Garage Door Springs
There’s nothing sadder than an old garage, long past its prime and sagging in its springs, barely able to creak open at the touch of your garage door opener. If your garage is showing such signs of advanced age, it’s probably time to let a qualified garage door technician put it out of its misery. Such a visit to your ailing garage door will surely include a routine inspection of the garage door springs. But what many homeowners don’t know is that they may be able to circumvent the occasion altogether, if they would only take a look at the garage door springs themselves. They just need to be told what to look for.

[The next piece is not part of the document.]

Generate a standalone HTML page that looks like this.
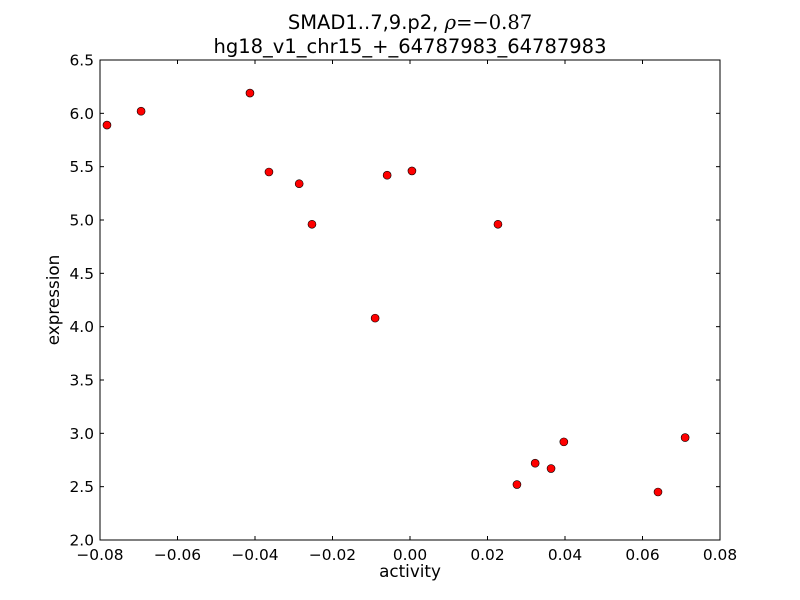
<!DOCTYPE html>
<html><head><meta charset="utf-8"><style>
body{margin:0;background:#fff;}
svg{display:block;font-family:"DejaVu Sans","Liberation Sans",sans-serif;}
</style></head><body>
<svg id="chart" width="800" height="600">
<rect x="0" y="0" width="800" height="600" fill="#fff"/>
<text x="410" y="29" text-anchor="middle" font-size="19.5">SMAD1..7,9.p2, <tspan font-family="'DejaVu Serif',serif" font-style="italic">ρ</tspan><tspan font-family="'DejaVu Serif',serif">=−0.87</tspan></text>
<text x="410" y="53" text-anchor="middle" font-size="19.5">hg18_v1_chr15_+_64787983_64787983</text>
<g id="ticks"></g>
<g id="points"></g>
<rect x="100" y="60" width="620" height="480" fill="none" stroke="#000" stroke-width="1"/>
<text x="410" y="577" text-anchor="middle" font-size="16.8">activity</text>
<text x="59" y="300" text-anchor="middle" font-size="16.8" transform="rotate(-90 59 300)">expression</text>
</svg>
<script>
const xValues=[-0.0782,-0.0694,-0.0413,-0.0364,-0.0286,-0.0253,-0.0090,-0.0059,0.0005,0.0227,0.0276,0.0323,0.0364,0.0397,0.0640,0.0710];
const yValues=[5.89,6.02,6.19,5.45,5.34,4.96,4.08,5.42,5.46,4.96,2.52,2.72,2.67,2.92,2.45,2.96];
const xTicks=[-0.08,-0.06,-0.04,-0.02,0.00,0.02,0.04,0.06,0.08];
const xTickLabels=["−0.08","−0.06","−0.04","−0.02","0.00","0.02","0.04","0.06","0.08"];
const yTicks=[2.0,2.5,3.0,3.5,4.0,4.5,5.0,5.5,6.0,6.5];
const yTickLabels=["2.0","2.5","3.0","3.5","4.0","4.5","5.0","5.5","6.0","6.5"];
const NS="http://www.w3.org/2000/svg";
const L=100,R=720,T=60,B=540;
function sx(v){return L+(v-(-0.08))/0.16*(R-L);}
function sy(v){return B-(v-2.0)/4.5*(B-T);}
const tg=document.getElementById('ticks');
function mk(tag,attrs,parent){const e=document.createElementNS(NS,tag);for(const k in attrs)e.setAttribute(k,attrs[k]);parent.appendChild(e);return e;}
xTicks.forEach((v,i)=>{const x=sx(v);
 const a=mk('line',{x1:x,x2:x,y1:B,y2:B-4,stroke:'#000'},tg);
 
 
 const b=mk('line',{x1:x,x2:x,y1:T,y2:T+4,stroke:'#000'},tg);
 
 
 const t=mk('text',{x:x,y:B+20,'text-anchor':'middle','font-size':15.4},tg);
 t.textContent=xTickLabels[i];
 
 
});
yTicks.forEach((v,i)=>{const y=sy(v);
 const a=mk('line',{x1:L,x2:L+4,y1:y,y2:y,stroke:'#000'},tg);
 
 
 const b=mk('line',{x1:R,x2:R-4,y1:y,y2:y,stroke:'#000'},tg);
 
 
 const t=mk('text',{x:L-6,y:y+5.5,'text-anchor':'end','font-size':15.4},tg);
 t.textContent=yTickLabels[i];
 
 
});
const pg=document.getElementById('points');
xValues.forEach((v,i)=>{
 const c=mk('circle',{cx:sx(v),cy:sy(yValues[i]),r:4,fill:'#ff0000',stroke:'#000','stroke-width':0.6},pg);
 
 
});
</script>
</body></html>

First, garage door springs come in two types: torsion and extension. Torsion springs can be seen just above a closed garage door, while you’ll find extension springs above both sides of the upper garage door tracks. Second, there are a number of fixable issues that might making your springs act out of hand. Squeaking, noisy springs, for example, are not necessarily a sign that the end of your garage door is nigh. The problem could be that the garage door springs are out of balance
You know a garage is happy and healthy when it functions as its supposed to. The sign of a well-functioning garage is its ability to open and close smoothly. If you try to operate the door manually by pulling on the cord that hangs down from the garage door opener’s trolley system and the garage door continues to rebel, the problem could be out-of-balance springs. If this is your issue, now it’s time to call in reinforcements. If this problem is left unfixed for too long, it could result in a long laundry list of worn and broken parts to be replaced. Or with the need for a whole new garage door.